Der Duft ist eher „dreckig“. „Carnal Desire“ würde dem Duft besser stehen. Auch dann wäre der Duft für mich nicht tragbarer. Oft hervorrufen Düfte bei mir musikalische Assoziationen. Dieser jedoch lässt mich an wenig würdevolle Gestalt wie den einsamen Schriftsteller Gustav von Aschenbach, die Hauptfigur der Novelle „Der Tod in Venedig“, denken.

„Un Amore Eterno“ zeigt mir auch, dass die flüchtige Ekstase des Sündenfalls nur Verwirrung der Sinne stiftet und einem in die plötzliche Verlassenheit katapultiert. Eben diese Plötzlichkeit des Rätselhaften offenbart den Trieb, dem Roja nachgeht und Gustav paradox als beschämend empfindet, als den einen profunden Impuls des Schaffens. Stunden bewegen sich kriechend, ohne zu fliegen, poetisch blasphemisch und verschwenderisch rudimentär, wie ein letzter apokalyptisch gefärbter Wunsch nach Begierde, erblindet und unfähig wahrzunehmen, dass die Liebe in ihren viel zu engen Kleidern bereits verstarb. Der Duft des Britten wäre ein guter Duft zum Roman gewesen.

Dem Durcheinander des zerrissenen Schriftstellers ähnlich, erlebe ich bei „Un Amore Eterno“ ungewollten Stopp im Niemandsland. Stillstand. In dieser Phase, getragen von süßlicher Boudoir-Opulenz, erinnert Rojas Kreation ein wenig an „1889 Moulin Rouge“. Das bleibt nur kurz so. Es folgt einer der wenig positiven Aspekte des Duftes, die grandiose Hochzeit von Patchouli und Iris. Diese Augenblicke sind echte Entschädigung für das anfänglich fürchterliche Gewirr.

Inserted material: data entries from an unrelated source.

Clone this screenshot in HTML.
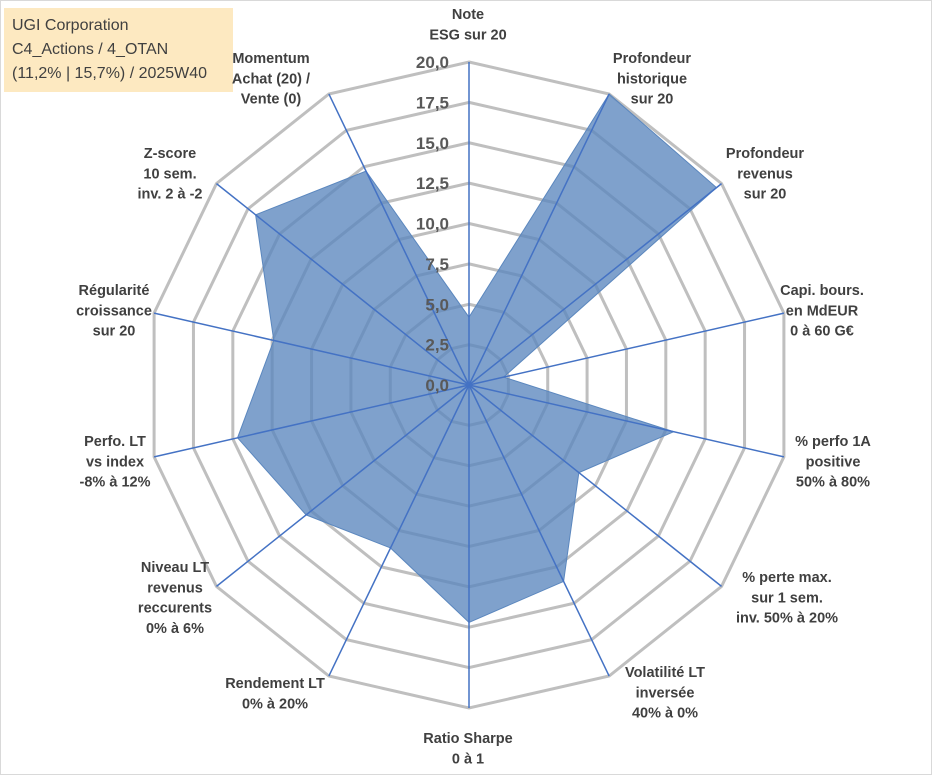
<!DOCTYPE html>
<html><head><meta charset="utf-8"><style>
body{margin:0;background:#fff;}
#wrap{position:relative;width:933px;height:776px;overflow:hidden;font-family:"Liberation Sans",sans-serif;}
svg{position:absolute;left:0;top:0;}
</style></head><body>
<div id="wrap">
<svg id="chart" width="933" height="776">
<rect x="0.5" y="0.5" width="931" height="774" fill="#fff" stroke="#d9d9d9"/>
<rect x="4" y="8" width="229" height="84" fill="#fde9c1"/>
<text x="12" y="30" font-size="16" fill="#404040">UGI Corporation</text>
<text x="12" y="54" font-size="16" fill="#404040">C4_Actions / 4_OTAN</text>
<text x="12" y="78" font-size="16" fill="#404040">(11,2% | 15,7%) / 2025W40</text>
</svg>
</div>
<script>
const categories=["Note|ESG sur 20","Profondeur|historique|sur 20","Profondeur|revenus|sur 20","Capi. bours.|en MdEUR|0 à 60 G€","% perfo 1A|positive|50% à 80%","% perte max.|sur 1 sem.|inv. 50% à 20%","Volatilité LT|inversée|40% à 0%","Ratio Sharpe|0 à 1","Rendement LT|0% à 20%","Niveau LT|revenus|reccurents|0% à 6%","Perfo. LT|vs index|-8% à 12%","Régularité|croissance|sur 20","Z-score|10 sem.|inv. 2 à -2","Momentum|Achat (20) /|Vente (0)"];
const values=[4.2,20,19.6,2.2,13.0,8.7,13.5,14.7,11.2,12.9,14.7,12.4,16.9,14.7];
const ticks=["0,0","2,5","5,0","7,5","10,0","12,5","15,0","17,5","20,0"];
const maxV=20;
const labelPos=[[468,14],[652,58],[765,153],[822,290],[833,441],[787,577],[665,672],[468,738],[275,683],[175,567],[115,441],[114,290],[170,153],[271,58]];
const svg=document.getElementById('chart');
const NS='http://www.w3.org/2000/svg';
const cx=469,cy=385,R=323,n=categories.length;
function pt(i,v){const a=i*2*Math.PI/n;const r=v/maxV*R;return [cx+r*Math.sin(a),cy-r*Math.cos(a)];}
function mk(t,attrs){const e=document.createElementNS(NS,t);for(const k in attrs)e.setAttribute(k,attrs[k]);svg.appendChild(e);return e;}
for(let k=1;k<ticks.length;k++){
 const v=k*2.5;const p=[];for(let i=0;i<n;i++)p.push(pt(i,v).join(','));
 const g=mk('polygon',{points:p.join(' '),fill:'none',stroke:'#bfbfbf','stroke-width':3});
 
 
}
const dp=values.map((v,i)=>pt(i,v).join(',')).join(' ');
const poly=mk('polygon',{points:dp,fill:'#5b87be','fill-opacity':0.78,stroke:'#5b87be','stroke-width':1});


for(let i=0;i<n;i++){
 const e=pt(i,maxV);
 const l=mk('line',{x1:cx,y1:cy,x2:e[0],y2:e[1],stroke:'#4472c4','stroke-width':1.5});
 
 
}
ticks.forEach((t,k)=>{
 const y=cy-k*2.5/maxV*R;
 const tx=mk('text',{x:449,y:y+6,'text-anchor':'end','font-size':17,'font-weight':'bold',fill:'#595959'});
 tx.textContent=t;
 
 
});
categories.forEach((c,i)=>{
 const lines=c.split('|');const [x,y]=labelPos[i];
 const tx=mk('text',{x:x,y:y+5,'text-anchor':'middle','font-size':14.5,'font-weight':'bold',fill:'#404040'});
 lines.forEach((s,j)=>{const ts=document.createElementNS(NS,'tspan');ts.setAttribute('x',x);ts.setAttribute('y',y+5+j*20.3);ts.textContent=s;tx.appendChild(ts);});
 
 
});
</script>
</body></html>
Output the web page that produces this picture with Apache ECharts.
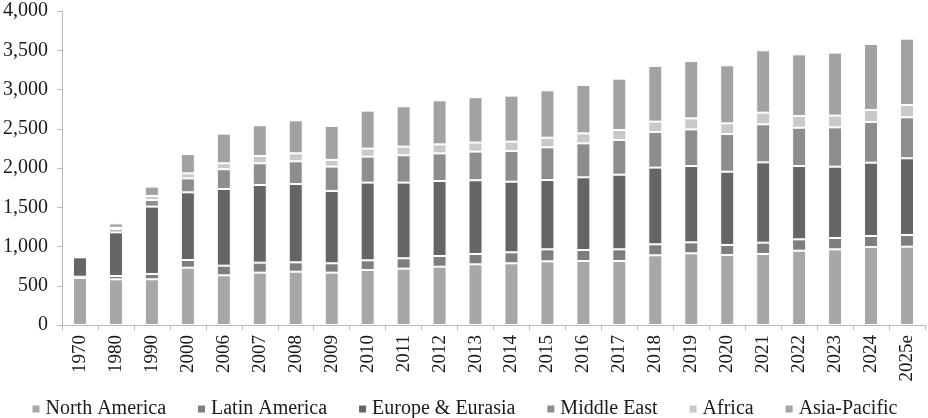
<!DOCTYPE html>
<html>
<head>
<meta charset="utf-8">
<script src="https://cdn.jsdelivr.net/npm/echarts@6/dist/echarts.min.js"></script>
<style>
	html, body { margin: 0; padding: 0; background: #fff; }
	#main { width: 928px; height: 418px; }
</style>
</head>
<body>
<div id="main"></div>
<script>
var years = ['1970', '1980', '1990', '2000', '2006', '2007', '2008', '2009', '2010', '2011', '2012', '2013',
	'2014', '2015', '2016', '2017', '2018', '2019', '2020', '2021', '2022', '2023', '2024', '2025e'];

var northAmerica = [600, 582, 582, 730, 633, 667, 679, 667, 701, 718, 743, 773, 786, 811, 815, 815, 888, 913, 892, 905, 947, 964, 994, 998];
var latinAmerica = [15, 42, 68, 98, 123, 127, 119, 119, 123, 132, 136, 132, 140, 153, 140, 149, 140, 140, 127, 144, 144, 144, 140, 149];
var europeEurasia = [247, 556, 858, 862, 977, 990, 998, 922, 990, 964, 955, 939, 900, 883, 926, 951, 977, 972, 934, 1023, 934, 909, 934, 977];
var middleEast = [0, 38, 85, 178, 251, 276, 289, 310, 331, 348, 352, 365, 391, 416, 433, 442, 454, 467, 480, 484, 488, 501, 518, 522];
var africa = [0, 21, 51, 64, 76, 93, 102, 85, 102, 110, 115, 115, 119, 123, 127, 127, 132, 140, 136, 149, 149, 149, 153, 157];
var asiaPacific = [0, 55, 119, 246, 378, 391, 420, 433, 484, 514, 561, 578, 586, 603, 616, 654, 709, 730, 739, 794, 786, 803, 841, 845];

var seriesNames = ['North America', 'Latin America', 'Europe & Eurasia', 'Middle East', 'Africa', 'Asia-Pacific'];
var seriesColors = ['#a7a7a9', '#7e7e80', '#656567', '#8d8d8f', '#c9c9cb', '#a2a2a4'];
var seriesData = [northAmerica, latinAmerica, europeEurasia, middleEast, africa, asiaPacific];

var font = '"Liberation Serif", "Times New Roman", serif';

var series = [];
for (var i = 0; i < seriesNames.length; i++) {
	series.push({
		name: seriesNames[i],
		type: 'bar',
		stack: 'total',
		barWidth: 14,
		data: seriesData[i],
		itemStyle: {
			color: seriesColors[i],
			borderColor: '#ffffff',
			borderWidth: 1
		}
	});
}

var myChart = echarts.init(document.getElementById('main'));
var option = {
	animation: false,
	textStyle: { fontFamily: font },
	grid: {
		left: 62,
		right: 3,
		top: 11,
		bottom: 93
	},
	legend: {
		data: seriesNames,
		left: 'center',
		top: 394,
		itemWidth: 9,
		itemHeight: 9,
		itemGap: 30,
		icon: 'rect',
		textStyle: {
			fontFamily: font,
			fontSize: 20,
			color: '#1a1a1a'
		}
	},
	xAxis: [{
		type: 'category',
		data: years,
		axisLine: { lineStyle: { color: '#bcbcbc', width: 1 } },
		axisTick: { show: true, length: 5, lineStyle: { color: '#bcbcbc' } },
		axisLabel: {
			rotate: 90,
			margin: 10,
			fontFamily: font,
			fontSize: 19,
			color: '#1a1a1a'
		}
	}],
	yAxis: [{
		type: 'value',
		min: 0,
		max: 4000,
		interval: 500,
		splitLine: { show: false },
		axisLine: { show: true, lineStyle: { color: '#bcbcbc', width: 1 } },
		axisTick: { show: true, length: 5, lineStyle: { color: '#bcbcbc' } },
		axisLabel: {
			margin: 14,
			fontFamily: font,
			fontSize: 20,
			color: '#1a1a1a',
			formatter: function(v) {
				return v.toLocaleString('en-US');
			}
		}
	}],
	series: series
};
myChart.setOption(option);
</script>
</body>
</html>
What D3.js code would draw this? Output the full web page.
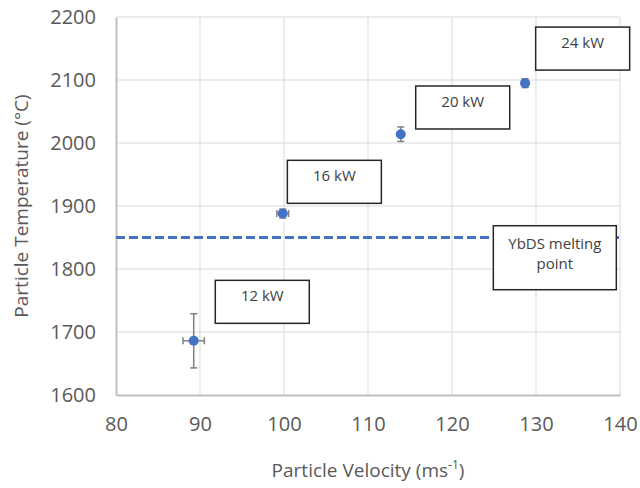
<!DOCTYPE html>
<html>
<head>
<meta charset="utf-8">
<script src="https://cdn.jsdelivr.net/npm/d3@7"></script>
<style>
  body { margin: 0; background: #fff; }
  text { font-family: "Open Sans", sans-serif; }
</style>
</head>
<body>
<svg id="chart" width="640" height="488"></svg>
<script>
var velocity = [89.25, 99.85, 113.9, 128.7];
var temperature = [1686, 1888, 2014, 2095];
var velocityErr = [1.27, 0.7, 0.3, 0.3];
var temperatureErr = [43, 7, 11.5, 7];

var xTicks = [80, 90, 100, 110, 120, 130, 140];
var yTicks = [1600, 1700, 1800, 1900, 2000, 2100, 2200];

var meltingPoint = 1850;

var labelText = ["12 kW", "16 kW", "20 kW", "24 kW"];
var labelVelocity = [91.82, 100.4, 115.68, 129.96];
var labelTemperature = [1782, 1972.5, 2090.5, 2184];

var svg = d3.select("#chart");

var x = d3.scaleLinear().domain([80, 140]).range([116, 620]);
var y = d3.scaleLinear().domain([1600, 2200]).range([395, 17]);

// gridlines
svg.append("g").selectAll("line").data(xTicks.slice(1))
  .enter().append("line")
  .attr("x1", d => x(d)).attr("x2", d => x(d))
  .attr("y1", y(1600)).attr("y2", y(2200))
  .attr("stroke", "#d9d9d9").attr("stroke-width", 1);

svg.append("g").selectAll("line").data(yTicks.slice(1))
  .enter().append("line")
  .attr("x1", x(80)).attr("x2", x(140))
  .attr("y1", d => y(d)).attr("y2", d => y(d))
  .attr("stroke", "#d9d9d9").attr("stroke-width", 1);

// axes
var xAxis = svg.append("g")
  .attr("transform", "translate(0," + y(1600) + ")")
  .call(d3.axisBottom(x).tickValues(xTicks).tickFormat(d3.format("d")).tickSize(0).tickPadding(22));
var yAxis = svg.append("g")
  .attr("transform", "translate(" + x(80) + ",0)")
  .call(d3.axisLeft(y).tickValues(yTicks).tickFormat(d3.format("d")).tickSize(0).tickPadding(20));

[xAxis, yAxis].forEach(function(a) {
  a.select(".domain").attr("stroke", "#bfbfbf").attr("stroke-width", 2);
  a.selectAll("text").attr("fill", "#595959").style("font-size", "20px")
    .style("font-family", "'Open Sans', sans-serif");
});

svg.append("text")
  .attr("x", 368).attr("y", 477)
  .attr("text-anchor", "middle")
  .attr("fill", "#595959").style("font-size", "19px")
  .text("Particle Velocity (ms")
  .append("tspan").attr("dy", -8).style("font-size", "12px").text("-1")
  .select(function() { return this.parentNode; })
  .append("tspan").attr("dy", 8).text(")");

svg.append("text")
  .attr("transform", "translate(28," + y(1900) + ") rotate(-90)")
  .attr("text-anchor", "middle")
  .attr("fill", "#595959").style("font-size", "19px")
  .text("Particle Temperature (°C)");

// melting point line
svg.append("line")
  .attr("x1", x(80)).attr("x2", x(140))
  .attr("y1", y(meltingPoint)).attr("y2", y(meltingPoint))
  .attr("stroke", "#4472c4").attr("stroke-width", 3)
  .attr("stroke-dasharray", "9,4");

// error bars
var pts = velocity.map(function(v, i) {
  return { x: v, y: temperature[i], ex: velocityErr[i], ey: temperatureErr[i] };
});

var err = svg.append("g").attr("stroke", "#808080").attr("stroke-width", 1.5);
pts.forEach(function(p) {
  err.append("line")
    .attr("x1", x(p.x)).attr("x2", x(p.x))
    .attr("y1", y(p.y - p.ey)).attr("y2", y(p.y + p.ey));
  err.append("line")
    .attr("x1", x(p.x - p.ex)).attr("x2", x(p.x + p.ex))
    .attr("y1", y(p.y)).attr("y2", y(p.y));
  [p.y - p.ey, p.y + p.ey].forEach(function(v) {
    err.append("line")
      .attr("x1", x(p.x) - 3.5).attr("x2", x(p.x) + 3.5)
      .attr("y1", y(v)).attr("y2", y(v));
  });
  [p.x - p.ex, p.x + p.ex].forEach(function(v) {
    err.append("line")
      .attr("x1", x(v)).attr("x2", x(v))
      .attr("y1", y(p.y) - 3.5).attr("y2", y(p.y) + 3.5);
  });
});

svg.append("g").selectAll("circle").data(pts)
  .enter().append("circle")
  .attr("cx", d => x(d.x)).attr("cy", d => y(d.y))
  .attr("r", 5).attr("fill", "#4472c4");

// text boxes
function textBox(lines, vx, vy, w, h, top) {
  var g = svg.append("g")
    .attr("transform", "translate(" + x(vx) + "," + y(vy) + ")");
  g.append("rect")
    .attr("width", w).attr("height", h)
    .attr("fill", "#fff").attr("stroke", "#262626").attr("stroke-width", 1.5);
  lines.forEach(function(t, i) {
    g.append("text")
      .attr("x", w / 2).attr("y", top + i * 20)
      .attr("text-anchor", "middle")
      .attr("fill", "#404040").style("font-size", "15px")
      .text(t);
  });
}

labelText.forEach(function(t, i) {
  textBox([t], labelVelocity[i], labelTemperature[i], 94, 43, 21);
});
textBox(["YbDS melting", "point"], 124.92, 1868.7, 123, 64, 23);
</script>
</body>
</html>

Der Duft beruhigt sich hier zunehmend und wird harmonischer. Die zu potenten würzig-blumigen und dumpf-nussigen Momente aus dem Opening, gepaart mit der antiken Nelkenwürze, sind jetzt nur noch schwach wahrnehmbar, wirken jedoch angenehm unterstützend und vor allem passend.

Es ist nicht die ewige Liebe, weit davon entfernt, aber ein durchschnittlich guter Roja Duft. Kein Duft, an dem man sich erinnern wird, dafür gibt es deutlich bessere bei ROJA Parfums. Es bleibt bei mir das Bedauern, dass Roger Dove eben dieses wunderschöne und ewige Thema aufgreift und es dann so gnadenlos verfehlt.